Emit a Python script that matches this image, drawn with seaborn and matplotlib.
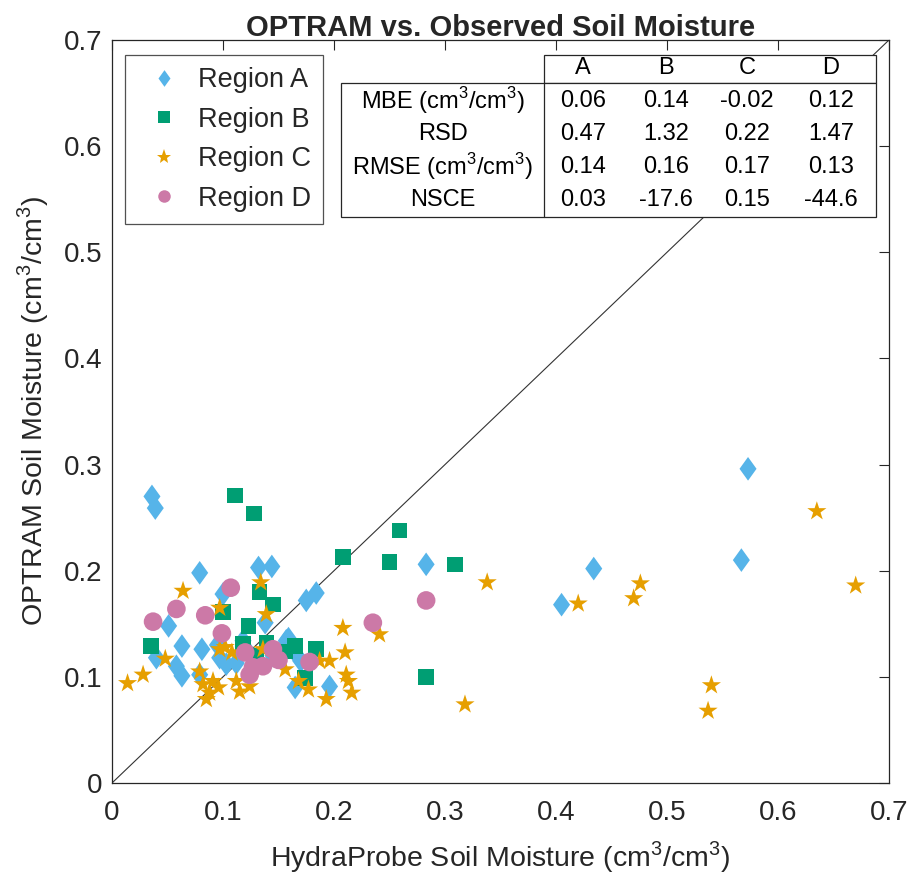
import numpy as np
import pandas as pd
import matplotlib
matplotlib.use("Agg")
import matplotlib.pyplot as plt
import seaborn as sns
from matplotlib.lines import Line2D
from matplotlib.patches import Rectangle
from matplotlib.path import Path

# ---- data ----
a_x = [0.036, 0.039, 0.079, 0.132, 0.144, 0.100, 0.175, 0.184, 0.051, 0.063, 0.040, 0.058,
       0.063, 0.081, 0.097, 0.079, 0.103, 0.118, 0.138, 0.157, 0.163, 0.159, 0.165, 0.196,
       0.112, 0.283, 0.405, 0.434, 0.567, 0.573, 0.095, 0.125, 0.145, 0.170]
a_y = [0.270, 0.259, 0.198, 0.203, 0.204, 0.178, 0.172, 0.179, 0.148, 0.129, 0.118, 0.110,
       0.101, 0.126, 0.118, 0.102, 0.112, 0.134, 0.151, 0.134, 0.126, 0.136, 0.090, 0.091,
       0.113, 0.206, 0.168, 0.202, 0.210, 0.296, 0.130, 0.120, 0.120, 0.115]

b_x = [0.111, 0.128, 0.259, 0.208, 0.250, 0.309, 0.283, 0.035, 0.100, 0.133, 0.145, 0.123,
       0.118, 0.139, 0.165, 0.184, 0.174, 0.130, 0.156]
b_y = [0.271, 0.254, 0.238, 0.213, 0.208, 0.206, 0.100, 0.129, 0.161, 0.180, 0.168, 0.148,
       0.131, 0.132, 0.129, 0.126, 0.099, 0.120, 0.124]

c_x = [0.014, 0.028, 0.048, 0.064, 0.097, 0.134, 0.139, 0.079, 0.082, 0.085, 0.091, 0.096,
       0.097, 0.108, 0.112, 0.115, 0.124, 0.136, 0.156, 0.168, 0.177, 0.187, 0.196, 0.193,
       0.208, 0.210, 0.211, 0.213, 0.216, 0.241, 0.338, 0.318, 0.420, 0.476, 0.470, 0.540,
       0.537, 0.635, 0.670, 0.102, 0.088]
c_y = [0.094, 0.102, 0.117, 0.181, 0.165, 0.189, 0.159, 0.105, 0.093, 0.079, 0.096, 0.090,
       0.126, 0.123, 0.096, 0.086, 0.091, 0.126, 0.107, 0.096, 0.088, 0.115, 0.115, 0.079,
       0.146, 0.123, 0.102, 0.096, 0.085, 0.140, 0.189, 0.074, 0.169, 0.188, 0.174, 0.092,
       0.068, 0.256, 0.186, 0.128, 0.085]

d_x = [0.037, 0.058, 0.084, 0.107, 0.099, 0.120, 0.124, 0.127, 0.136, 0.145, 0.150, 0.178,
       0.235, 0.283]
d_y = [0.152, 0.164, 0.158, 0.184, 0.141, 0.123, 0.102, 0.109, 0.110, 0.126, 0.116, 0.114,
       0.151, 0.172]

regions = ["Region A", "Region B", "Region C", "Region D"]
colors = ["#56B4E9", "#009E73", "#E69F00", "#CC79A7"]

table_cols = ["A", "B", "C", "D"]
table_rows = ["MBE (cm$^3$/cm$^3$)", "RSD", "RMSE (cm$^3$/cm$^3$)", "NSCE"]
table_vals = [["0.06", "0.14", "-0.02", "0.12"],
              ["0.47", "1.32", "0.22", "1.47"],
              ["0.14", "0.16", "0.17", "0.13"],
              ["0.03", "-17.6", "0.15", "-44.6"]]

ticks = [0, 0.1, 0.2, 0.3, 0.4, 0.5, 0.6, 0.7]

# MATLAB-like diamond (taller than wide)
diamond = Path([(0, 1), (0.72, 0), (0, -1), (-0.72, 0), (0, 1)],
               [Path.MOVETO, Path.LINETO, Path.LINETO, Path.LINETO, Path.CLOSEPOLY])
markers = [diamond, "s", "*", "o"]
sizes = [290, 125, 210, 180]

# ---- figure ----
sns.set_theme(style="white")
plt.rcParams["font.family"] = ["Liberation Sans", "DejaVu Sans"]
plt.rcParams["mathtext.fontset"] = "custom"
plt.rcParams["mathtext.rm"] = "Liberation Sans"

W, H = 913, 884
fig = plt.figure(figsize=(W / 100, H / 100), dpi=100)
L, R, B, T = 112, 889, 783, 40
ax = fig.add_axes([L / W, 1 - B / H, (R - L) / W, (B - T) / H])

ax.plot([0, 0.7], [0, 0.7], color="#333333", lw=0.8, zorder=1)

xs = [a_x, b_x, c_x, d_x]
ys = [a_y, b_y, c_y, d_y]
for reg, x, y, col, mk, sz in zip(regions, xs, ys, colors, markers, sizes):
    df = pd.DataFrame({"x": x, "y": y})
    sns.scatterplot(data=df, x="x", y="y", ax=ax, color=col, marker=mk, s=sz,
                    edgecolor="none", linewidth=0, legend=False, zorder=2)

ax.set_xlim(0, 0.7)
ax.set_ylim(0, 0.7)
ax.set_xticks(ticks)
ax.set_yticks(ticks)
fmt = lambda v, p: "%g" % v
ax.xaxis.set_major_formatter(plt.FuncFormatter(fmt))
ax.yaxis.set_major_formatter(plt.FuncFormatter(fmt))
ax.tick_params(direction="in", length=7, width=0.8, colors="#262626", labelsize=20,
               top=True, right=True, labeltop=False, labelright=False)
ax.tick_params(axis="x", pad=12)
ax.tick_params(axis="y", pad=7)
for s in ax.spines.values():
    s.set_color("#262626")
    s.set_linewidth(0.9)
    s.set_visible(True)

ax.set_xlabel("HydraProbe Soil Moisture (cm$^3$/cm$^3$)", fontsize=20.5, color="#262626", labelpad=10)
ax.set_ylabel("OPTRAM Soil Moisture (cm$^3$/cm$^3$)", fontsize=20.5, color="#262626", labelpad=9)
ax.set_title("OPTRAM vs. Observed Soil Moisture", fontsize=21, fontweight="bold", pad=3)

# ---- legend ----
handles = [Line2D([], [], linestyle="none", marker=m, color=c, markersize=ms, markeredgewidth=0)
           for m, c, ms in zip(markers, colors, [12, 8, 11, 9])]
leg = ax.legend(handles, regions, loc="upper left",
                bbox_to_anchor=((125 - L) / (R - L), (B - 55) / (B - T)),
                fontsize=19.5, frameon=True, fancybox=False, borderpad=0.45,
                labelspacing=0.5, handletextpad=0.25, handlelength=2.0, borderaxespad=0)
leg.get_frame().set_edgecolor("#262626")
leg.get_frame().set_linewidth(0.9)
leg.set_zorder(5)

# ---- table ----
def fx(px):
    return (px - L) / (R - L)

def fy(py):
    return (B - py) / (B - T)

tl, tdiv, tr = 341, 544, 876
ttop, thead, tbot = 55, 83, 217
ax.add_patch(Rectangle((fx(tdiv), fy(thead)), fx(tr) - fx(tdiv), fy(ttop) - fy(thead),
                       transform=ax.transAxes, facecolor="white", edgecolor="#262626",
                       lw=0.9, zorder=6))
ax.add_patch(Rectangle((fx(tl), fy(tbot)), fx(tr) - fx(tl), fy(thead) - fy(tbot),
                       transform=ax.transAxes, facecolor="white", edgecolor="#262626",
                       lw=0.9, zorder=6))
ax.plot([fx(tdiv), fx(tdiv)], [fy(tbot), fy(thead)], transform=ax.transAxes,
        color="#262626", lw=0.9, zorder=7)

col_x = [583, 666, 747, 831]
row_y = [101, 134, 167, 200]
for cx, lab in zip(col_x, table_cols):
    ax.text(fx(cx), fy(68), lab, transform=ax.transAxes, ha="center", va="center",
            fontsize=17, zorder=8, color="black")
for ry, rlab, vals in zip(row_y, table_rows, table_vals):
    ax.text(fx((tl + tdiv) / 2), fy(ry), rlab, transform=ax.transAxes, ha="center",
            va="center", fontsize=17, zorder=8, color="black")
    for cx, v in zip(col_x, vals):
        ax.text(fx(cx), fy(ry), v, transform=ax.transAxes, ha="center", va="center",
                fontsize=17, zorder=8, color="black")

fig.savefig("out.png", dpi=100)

◆ ◆ ◆ ◆

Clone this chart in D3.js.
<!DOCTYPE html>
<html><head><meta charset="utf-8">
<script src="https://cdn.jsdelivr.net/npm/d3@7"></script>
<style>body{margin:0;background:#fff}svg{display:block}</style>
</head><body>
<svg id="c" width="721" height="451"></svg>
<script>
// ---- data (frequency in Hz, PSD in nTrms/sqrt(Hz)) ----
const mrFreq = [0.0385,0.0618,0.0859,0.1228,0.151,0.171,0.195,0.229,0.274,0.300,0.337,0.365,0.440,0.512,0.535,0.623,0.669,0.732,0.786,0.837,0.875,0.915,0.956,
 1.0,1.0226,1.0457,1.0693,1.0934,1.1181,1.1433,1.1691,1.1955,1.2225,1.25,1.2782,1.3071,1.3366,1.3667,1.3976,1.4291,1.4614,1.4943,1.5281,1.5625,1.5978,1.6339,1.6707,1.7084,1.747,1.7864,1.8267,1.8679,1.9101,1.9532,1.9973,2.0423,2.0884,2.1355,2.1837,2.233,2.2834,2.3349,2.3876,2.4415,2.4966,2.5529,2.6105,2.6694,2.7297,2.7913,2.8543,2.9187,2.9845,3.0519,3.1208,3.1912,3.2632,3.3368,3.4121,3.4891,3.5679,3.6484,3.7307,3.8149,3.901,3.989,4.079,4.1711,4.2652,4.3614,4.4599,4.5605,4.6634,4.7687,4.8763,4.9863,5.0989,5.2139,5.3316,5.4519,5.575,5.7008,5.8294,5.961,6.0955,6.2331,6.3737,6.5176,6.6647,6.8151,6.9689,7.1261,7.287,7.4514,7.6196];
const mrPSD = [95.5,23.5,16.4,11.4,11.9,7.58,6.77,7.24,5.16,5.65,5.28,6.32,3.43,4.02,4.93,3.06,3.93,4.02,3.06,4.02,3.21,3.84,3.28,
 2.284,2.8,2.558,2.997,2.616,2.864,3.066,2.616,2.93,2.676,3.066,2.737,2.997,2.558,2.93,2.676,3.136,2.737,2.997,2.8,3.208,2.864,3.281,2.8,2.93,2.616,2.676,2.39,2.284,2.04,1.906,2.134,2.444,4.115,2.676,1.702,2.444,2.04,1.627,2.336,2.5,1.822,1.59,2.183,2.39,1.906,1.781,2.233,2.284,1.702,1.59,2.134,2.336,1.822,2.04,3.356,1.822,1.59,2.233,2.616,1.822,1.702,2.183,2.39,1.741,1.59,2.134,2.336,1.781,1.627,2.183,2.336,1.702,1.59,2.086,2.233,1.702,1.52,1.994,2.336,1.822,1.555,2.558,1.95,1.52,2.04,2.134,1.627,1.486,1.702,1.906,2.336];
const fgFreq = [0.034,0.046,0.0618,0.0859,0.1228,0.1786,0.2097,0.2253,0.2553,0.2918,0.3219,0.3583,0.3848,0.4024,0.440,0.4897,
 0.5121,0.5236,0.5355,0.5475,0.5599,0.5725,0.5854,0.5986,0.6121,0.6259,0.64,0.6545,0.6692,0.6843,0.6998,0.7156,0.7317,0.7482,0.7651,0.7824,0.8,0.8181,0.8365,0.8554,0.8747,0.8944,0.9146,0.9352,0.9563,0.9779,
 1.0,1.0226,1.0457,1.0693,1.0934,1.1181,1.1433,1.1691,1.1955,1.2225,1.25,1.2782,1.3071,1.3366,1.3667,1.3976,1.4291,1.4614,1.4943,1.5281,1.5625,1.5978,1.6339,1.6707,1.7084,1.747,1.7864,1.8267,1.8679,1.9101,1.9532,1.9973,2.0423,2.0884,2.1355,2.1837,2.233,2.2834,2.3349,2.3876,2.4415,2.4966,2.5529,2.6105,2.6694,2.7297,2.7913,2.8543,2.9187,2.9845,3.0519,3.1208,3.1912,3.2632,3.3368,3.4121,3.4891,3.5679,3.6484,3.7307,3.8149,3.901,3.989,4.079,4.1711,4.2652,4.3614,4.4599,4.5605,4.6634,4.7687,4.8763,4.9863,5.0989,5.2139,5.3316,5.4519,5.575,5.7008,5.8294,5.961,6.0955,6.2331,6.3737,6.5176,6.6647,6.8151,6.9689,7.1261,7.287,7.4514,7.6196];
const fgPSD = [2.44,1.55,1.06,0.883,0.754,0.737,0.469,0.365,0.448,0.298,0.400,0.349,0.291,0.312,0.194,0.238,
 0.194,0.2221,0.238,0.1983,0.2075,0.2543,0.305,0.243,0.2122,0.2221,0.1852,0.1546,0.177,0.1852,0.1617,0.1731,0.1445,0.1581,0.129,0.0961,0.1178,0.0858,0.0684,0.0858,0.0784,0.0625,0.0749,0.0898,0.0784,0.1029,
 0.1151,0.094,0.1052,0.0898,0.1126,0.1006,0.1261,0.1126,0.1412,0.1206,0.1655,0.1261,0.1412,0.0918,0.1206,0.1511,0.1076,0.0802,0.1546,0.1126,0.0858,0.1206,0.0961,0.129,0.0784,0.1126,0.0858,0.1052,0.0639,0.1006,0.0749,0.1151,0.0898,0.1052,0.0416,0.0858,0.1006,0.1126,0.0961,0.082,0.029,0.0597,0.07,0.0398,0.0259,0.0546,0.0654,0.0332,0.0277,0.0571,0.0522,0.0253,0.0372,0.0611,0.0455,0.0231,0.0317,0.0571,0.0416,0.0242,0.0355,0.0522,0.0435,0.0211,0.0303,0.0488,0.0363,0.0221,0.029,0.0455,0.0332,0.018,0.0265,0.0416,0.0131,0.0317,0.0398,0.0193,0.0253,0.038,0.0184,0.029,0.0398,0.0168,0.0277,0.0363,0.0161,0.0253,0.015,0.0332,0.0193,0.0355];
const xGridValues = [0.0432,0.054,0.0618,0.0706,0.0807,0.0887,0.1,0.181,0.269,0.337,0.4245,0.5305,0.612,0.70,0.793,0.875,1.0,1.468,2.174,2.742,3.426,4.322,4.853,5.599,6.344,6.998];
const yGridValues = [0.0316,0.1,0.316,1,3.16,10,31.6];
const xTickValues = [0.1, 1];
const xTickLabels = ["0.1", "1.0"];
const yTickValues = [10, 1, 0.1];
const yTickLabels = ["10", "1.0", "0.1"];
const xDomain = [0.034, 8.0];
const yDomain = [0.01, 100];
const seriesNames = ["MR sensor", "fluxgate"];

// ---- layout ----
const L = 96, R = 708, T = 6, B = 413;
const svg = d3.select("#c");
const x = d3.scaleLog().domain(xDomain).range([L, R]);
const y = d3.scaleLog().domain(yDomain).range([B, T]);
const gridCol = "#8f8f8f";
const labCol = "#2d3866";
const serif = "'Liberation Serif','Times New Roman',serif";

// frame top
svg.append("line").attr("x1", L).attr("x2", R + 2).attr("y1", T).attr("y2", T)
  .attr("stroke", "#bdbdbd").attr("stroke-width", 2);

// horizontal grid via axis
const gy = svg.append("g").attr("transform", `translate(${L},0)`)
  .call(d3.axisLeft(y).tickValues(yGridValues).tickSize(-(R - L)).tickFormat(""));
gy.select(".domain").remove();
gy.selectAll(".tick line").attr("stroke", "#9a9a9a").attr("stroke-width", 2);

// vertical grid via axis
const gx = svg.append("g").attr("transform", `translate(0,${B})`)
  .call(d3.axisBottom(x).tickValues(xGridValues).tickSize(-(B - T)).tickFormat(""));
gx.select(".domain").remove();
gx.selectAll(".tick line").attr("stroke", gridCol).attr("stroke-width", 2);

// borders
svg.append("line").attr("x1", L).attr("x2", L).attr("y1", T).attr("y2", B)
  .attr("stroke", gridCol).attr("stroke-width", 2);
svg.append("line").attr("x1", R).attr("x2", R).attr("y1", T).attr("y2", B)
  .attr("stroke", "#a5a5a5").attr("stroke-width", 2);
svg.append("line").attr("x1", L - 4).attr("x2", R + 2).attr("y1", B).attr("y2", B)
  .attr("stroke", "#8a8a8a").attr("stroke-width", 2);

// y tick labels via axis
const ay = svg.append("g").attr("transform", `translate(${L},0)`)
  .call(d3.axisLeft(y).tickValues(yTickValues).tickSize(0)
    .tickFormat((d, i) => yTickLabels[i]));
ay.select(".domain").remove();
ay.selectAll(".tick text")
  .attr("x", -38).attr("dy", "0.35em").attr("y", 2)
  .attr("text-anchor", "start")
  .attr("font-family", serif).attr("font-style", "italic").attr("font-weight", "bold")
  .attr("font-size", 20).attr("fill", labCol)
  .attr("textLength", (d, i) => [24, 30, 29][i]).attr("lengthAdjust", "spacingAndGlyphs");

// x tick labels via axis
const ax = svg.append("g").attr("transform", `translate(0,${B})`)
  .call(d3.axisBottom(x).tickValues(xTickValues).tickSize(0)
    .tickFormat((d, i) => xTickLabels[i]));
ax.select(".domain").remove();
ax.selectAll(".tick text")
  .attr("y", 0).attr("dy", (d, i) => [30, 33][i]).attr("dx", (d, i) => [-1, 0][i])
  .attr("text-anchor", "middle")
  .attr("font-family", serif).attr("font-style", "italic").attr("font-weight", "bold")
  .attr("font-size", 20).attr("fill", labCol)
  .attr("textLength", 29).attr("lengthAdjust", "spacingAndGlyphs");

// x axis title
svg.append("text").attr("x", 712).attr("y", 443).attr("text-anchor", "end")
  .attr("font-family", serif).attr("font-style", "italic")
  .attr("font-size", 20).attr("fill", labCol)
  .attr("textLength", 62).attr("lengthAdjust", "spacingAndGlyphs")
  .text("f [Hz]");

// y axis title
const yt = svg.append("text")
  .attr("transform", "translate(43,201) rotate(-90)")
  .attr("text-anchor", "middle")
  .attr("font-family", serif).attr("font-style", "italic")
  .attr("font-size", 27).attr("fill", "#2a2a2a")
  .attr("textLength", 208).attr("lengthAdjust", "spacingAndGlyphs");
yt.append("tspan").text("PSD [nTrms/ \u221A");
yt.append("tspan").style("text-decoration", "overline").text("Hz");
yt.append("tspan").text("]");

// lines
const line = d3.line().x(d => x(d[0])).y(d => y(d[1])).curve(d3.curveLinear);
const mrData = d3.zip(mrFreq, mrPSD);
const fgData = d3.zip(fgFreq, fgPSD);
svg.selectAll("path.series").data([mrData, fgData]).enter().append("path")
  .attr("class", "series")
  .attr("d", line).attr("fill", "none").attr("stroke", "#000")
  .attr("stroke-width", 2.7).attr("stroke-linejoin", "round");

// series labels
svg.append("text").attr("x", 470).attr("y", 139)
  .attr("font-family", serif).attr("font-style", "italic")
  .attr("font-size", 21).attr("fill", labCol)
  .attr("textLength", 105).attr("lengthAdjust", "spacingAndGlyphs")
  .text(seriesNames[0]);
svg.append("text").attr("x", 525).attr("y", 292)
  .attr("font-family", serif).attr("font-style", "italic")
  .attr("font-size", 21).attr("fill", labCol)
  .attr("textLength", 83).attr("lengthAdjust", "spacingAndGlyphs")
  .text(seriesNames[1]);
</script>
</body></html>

◆ ◆ ◆ ◆

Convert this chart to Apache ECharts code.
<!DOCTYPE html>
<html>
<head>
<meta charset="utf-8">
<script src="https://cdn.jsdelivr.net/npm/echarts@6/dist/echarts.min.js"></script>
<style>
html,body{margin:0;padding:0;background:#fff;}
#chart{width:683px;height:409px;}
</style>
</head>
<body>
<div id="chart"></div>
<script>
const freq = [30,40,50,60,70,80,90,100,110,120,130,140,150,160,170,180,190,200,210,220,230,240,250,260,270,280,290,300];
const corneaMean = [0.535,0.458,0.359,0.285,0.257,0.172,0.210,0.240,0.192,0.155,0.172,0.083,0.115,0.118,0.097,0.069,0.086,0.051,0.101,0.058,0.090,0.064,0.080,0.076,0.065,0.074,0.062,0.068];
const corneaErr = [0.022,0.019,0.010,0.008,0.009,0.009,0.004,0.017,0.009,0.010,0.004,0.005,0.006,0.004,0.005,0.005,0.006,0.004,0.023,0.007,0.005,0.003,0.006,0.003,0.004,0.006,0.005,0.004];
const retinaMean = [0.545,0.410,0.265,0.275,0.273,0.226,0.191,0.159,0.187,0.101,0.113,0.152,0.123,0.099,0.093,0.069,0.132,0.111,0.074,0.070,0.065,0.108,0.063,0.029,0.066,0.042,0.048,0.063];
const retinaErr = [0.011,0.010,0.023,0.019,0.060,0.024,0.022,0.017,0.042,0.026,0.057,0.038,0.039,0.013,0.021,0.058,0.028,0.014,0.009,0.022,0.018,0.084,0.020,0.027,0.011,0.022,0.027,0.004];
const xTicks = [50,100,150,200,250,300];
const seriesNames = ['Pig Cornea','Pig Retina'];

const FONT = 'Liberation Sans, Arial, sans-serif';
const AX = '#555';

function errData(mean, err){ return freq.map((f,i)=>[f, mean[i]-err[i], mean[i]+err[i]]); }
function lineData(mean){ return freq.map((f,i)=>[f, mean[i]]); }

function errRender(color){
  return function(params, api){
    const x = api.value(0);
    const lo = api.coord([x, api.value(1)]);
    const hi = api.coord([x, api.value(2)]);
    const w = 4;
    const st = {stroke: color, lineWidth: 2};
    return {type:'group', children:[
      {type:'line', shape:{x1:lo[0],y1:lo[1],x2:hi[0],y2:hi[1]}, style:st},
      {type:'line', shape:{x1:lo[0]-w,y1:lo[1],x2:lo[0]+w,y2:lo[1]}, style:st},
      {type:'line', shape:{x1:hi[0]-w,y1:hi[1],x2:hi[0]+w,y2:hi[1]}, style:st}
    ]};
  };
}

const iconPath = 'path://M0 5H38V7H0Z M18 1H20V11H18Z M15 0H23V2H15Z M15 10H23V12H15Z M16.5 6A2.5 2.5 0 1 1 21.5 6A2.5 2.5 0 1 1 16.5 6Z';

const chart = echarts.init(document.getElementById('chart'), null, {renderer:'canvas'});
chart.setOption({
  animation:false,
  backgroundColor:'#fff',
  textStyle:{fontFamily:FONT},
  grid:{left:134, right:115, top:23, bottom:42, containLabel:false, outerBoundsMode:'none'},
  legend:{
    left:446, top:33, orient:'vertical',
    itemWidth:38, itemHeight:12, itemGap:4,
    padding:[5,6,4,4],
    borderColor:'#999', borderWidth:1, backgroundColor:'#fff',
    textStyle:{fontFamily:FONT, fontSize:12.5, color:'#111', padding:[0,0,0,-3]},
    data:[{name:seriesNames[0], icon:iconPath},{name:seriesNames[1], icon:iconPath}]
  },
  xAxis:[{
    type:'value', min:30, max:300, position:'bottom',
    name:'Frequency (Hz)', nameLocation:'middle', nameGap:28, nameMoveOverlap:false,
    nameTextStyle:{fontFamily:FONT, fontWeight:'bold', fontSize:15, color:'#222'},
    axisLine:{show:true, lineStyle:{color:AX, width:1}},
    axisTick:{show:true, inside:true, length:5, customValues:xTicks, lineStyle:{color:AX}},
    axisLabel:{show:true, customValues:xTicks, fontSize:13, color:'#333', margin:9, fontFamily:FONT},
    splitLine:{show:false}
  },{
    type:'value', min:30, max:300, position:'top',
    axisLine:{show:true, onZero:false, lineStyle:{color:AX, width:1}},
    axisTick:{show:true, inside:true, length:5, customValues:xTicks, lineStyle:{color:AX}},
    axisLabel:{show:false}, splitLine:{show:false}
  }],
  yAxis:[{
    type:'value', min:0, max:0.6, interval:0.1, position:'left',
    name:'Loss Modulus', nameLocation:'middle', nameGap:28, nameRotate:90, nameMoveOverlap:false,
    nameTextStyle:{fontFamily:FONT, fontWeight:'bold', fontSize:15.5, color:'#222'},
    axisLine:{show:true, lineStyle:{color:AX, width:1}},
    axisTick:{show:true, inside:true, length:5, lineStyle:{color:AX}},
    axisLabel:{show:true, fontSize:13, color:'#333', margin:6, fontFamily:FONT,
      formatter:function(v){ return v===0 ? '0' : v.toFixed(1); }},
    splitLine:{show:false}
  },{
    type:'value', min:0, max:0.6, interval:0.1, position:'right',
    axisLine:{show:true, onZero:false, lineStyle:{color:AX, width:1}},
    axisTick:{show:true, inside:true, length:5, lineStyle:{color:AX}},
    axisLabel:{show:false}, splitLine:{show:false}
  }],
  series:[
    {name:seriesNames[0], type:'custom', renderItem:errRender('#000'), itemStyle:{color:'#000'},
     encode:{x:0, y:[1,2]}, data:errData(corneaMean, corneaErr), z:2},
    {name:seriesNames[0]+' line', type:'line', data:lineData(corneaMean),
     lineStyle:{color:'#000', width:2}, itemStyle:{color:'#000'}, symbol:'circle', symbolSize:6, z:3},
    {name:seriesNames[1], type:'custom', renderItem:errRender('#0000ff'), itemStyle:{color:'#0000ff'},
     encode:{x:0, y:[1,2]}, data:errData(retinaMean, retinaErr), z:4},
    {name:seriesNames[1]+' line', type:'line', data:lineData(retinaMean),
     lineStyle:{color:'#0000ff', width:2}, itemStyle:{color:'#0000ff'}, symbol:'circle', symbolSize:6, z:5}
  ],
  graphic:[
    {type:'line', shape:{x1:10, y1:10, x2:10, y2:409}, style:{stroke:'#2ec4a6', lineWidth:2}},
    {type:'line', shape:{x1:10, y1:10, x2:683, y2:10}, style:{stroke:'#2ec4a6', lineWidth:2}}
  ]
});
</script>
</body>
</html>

◆ ◆ ◆ ◆

* [DO THIS] Nothing but the lines from the one containing "Emit a Python" through the one containing "0.068, 0.256, 0.186, 0.128, 0.085]" should be echoed, each exactly as it stands; pictures are excluded.

* [RESPONSE FOR THIS EXERCISE]
Emit a Python script that matches this image, drawn with seaborn and matplotlib.
import numpy as np
import pandas as pd
import matplotlib
matplotlib.use("Agg")
import matplotlib.pyplot as plt
import seaborn as sns
from matplotlib.lines import Line2D
from matplotlib.patches import Rectangle
from matplotlib.path import Path

# ---- data ----
a_x = [0.036, 0.039, 0.079, 0.132, 0.144, 0.100, 0.175, 0.184, 0.051, 0.063, 0.040, 0.058,
       0.063, 0.081, 0.097, 0.079, 0.103, 0.118, 0.138, 0.157, 0.163, 0.159, 0.165, 0.196,
       0.112, 0.283, 0.405, 0.434, 0.567, 0.573, 0.095, 0.125, 0.145, 0.170]
a_y = [0.270, 0.259, 0.198, 0.203, 0.204, 0.178, 0.172, 0.179, 0.148, 0.129, 0.118, 0.110,
       0.101, 0.126, 0.118, 0.102, 0.112, 0.134, 0.151, 0.134, 0.126, 0.136, 0.090, 0.091,
       0.113, 0.206, 0.168, 0.202, 0.210, 0.296, 0.130, 0.120, 0.120, 0.115]

b_x = [0.111, 0.128, 0.259, 0.208, 0.250, 0.309, 0.283, 0.035, 0.100, 0.133, 0.145, 0.123,
       0.118, 0.139, 0.165, 0.184, 0.174, 0.130, 0.156]
b_y = [0.271, 0.254, 0.238, 0.213, 0.208, 0.206, 0.100, 0.129, 0.161, 0.180, 0.168, 0.148,
       0.131, 0.132, 0.129, 0.126, 0.099, 0.120, 0.124]

c_x = [0.014, 0.028, 0.048, 0.064, 0.097, 0.134, 0.139, 0.079, 0.082, 0.085, 0.091, 0.096,
       0.097, 0.108, 0.112, 0.115, 0.124, 0.136, 0.156, 0.168, 0.177, 0.187, 0.196, 0.193,
       0.208, 0.210, 0.211, 0.213, 0.216, 0.241, 0.338, 0.318, 0.420, 0.476, 0.470, 0.540,
       0.537, 0.635, 0.670, 0.102, 0.088]
c_y = [0.094, 0.102, 0.117, 0.181, 0.165, 0.189, 0.159, 0.105, 0.093, 0.079, 0.096, 0.090,
       0.126, 0.123, 0.096, 0.086, 0.091, 0.126, 0.107, 0.096, 0.088, 0.115, 0.115, 0.079,
       0.146, 0.123, 0.102, 0.096, 0.085, 0.140, 0.189, 0.074, 0.169, 0.188, 0.174, 0.092,
       0.068, 0.256, 0.186, 0.128, 0.085]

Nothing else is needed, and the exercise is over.